An important factor in China’s reform program includes not only a willingness to reshape the strategic landscape—like promoting manufacturing over the internet—but also a discernment of which foreign trends to resist. These include excessive globalization and financialization. Beijing diagnosed the problems with financialization earlier than the US, where the problem is now endemic. The leadership is targeting a high level of manufacturing output, rejecting the notion of comparative advantage. That static model constructed by economists with the aim of seducing undergrads has leaked out of the lecture hall and morphed into a political justification for only watching as American communities of engineering practice dissolved. And Beijing today looks prescient for having kept out the US social media companies that continuously infuriate their home government.
It’s interesting, is it not, to see how three years after I appeared on CGNT’s Dialogue and explained some of the fundamental flaws of Ricardian free trade on Chinese state television, and pointed out how the USA literally could not lose a trade war against China, that the CPC has explicitly rejected the orthodox classical concept of comparative advantage. I’m not saying that the case I explicated was the reason for that rejection, but it wouldn’t be surprising to learn that it was a contributing element, however minor.
It’s also clear that China is very likely to dominate the global economy going forward, as the USA sinks into a morass of meaningless conversations about conversations, and technology designed to enforce a rigid monoculture of SJW-approved goodthink.
Beijing recognizes that internet platforms make not only a great deal of money, but also many social problems. Consider online tutoring. The Ministry of Education claims to have surveyed 700,000 parents before it declared that the sector can no longer make profit. What was the industry profiting from? In the government’s view, education companies have become adept at monetizing the status anxieties of parents: the Zhang family keeps feeling outspent by the Li family, and vice versa. In a similar theme, the leadership considers the peer-to-peer lending industry as well as Ant Financial to be sources of financial risks; and video games to be a source of social harm. These companies may be profitable, but entrepreneurial dynamism here is not a good thing.
Where does Beijing prefer dynamism? Science-based industries that serve strategic needs. Beijing, in other words, is trying to make semiconductors sexy again. One might reasonably question how dealing pain to users of chips (like consumer internet firms) might help the industry. I think that the focus should instead be on talent and capital allocation. If venture capitalists are mostly funding social networking companies, then they would be able to hire the best talent while denying them to chipmakers. That has arguably been the story in Silicon Valley over the last decade: Intel and Cisco were not quite able to compete for the best engineering talent with Facebook and Google. Beijing wants to change this calculation among domestic investors and students at Peking and Tsinghua.
Internet platforms aren’t the only industries under suspicion. Beijing is also falling out of love with finance.

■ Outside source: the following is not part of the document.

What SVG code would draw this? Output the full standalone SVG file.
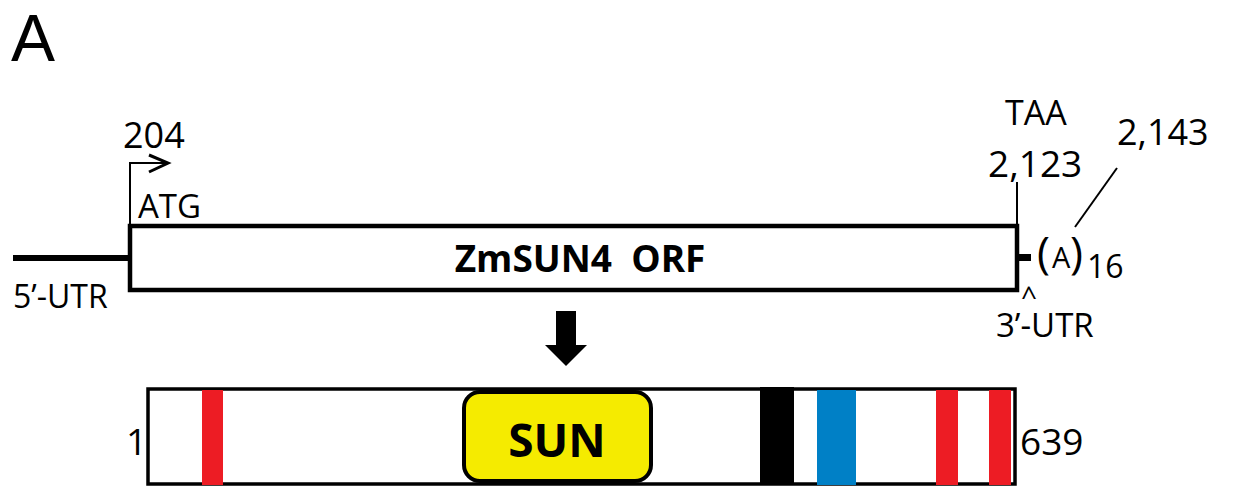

It looks unwilling to let the vagaries of the financial markets dictate the pace of technological investment, which in the US has favored the internet over chips. Beijing has regularly denounced the “disorderly expansion of capital,” and sometimes its “barbaric growth.” The attitude of business-school types is to arbitrage everything that can be arbitraged no matter whether it serves social goals. That was directly Chen Yun’s fear that opportunists care only about money. High profits therefore are not the right metric to assess online education, because the industry is preying on anxious parents while immiserating their children.
Beijing’s attitude marks a difference with capitalism as it’s practiced in the US. Over the last two decades, the major American growth stories have been Silicon Valley (consumer internet and software) on one coast and Wall Street (financialization) on the other. For good measure, I’ll throw in a rejection of capitalism as it is practiced in the UK as well. My line last year triggered so many Brits that I’ll use it again: “With its emphasis on manufacturing, (China) cannot be like the UK, which is so successful in the sounding-clever industries—television, journalism, finance, and universities—while seeing a falling share of R&D intensity and a global loss of standing among its largest firms.”
As Michael Hudson has repeatedly demonstrated, financialization is fatal for both an economy and a society. It is fundamentally parasitical; it does not fertilize the growth of healthy productive companies, but rather, preys ruthlessly upon them and prevents them from growing to maturity.
The fact that the Chinese have consciously rejected the false promises of financialization and free trade is potentially one of the most important historic developments of the past 100 years.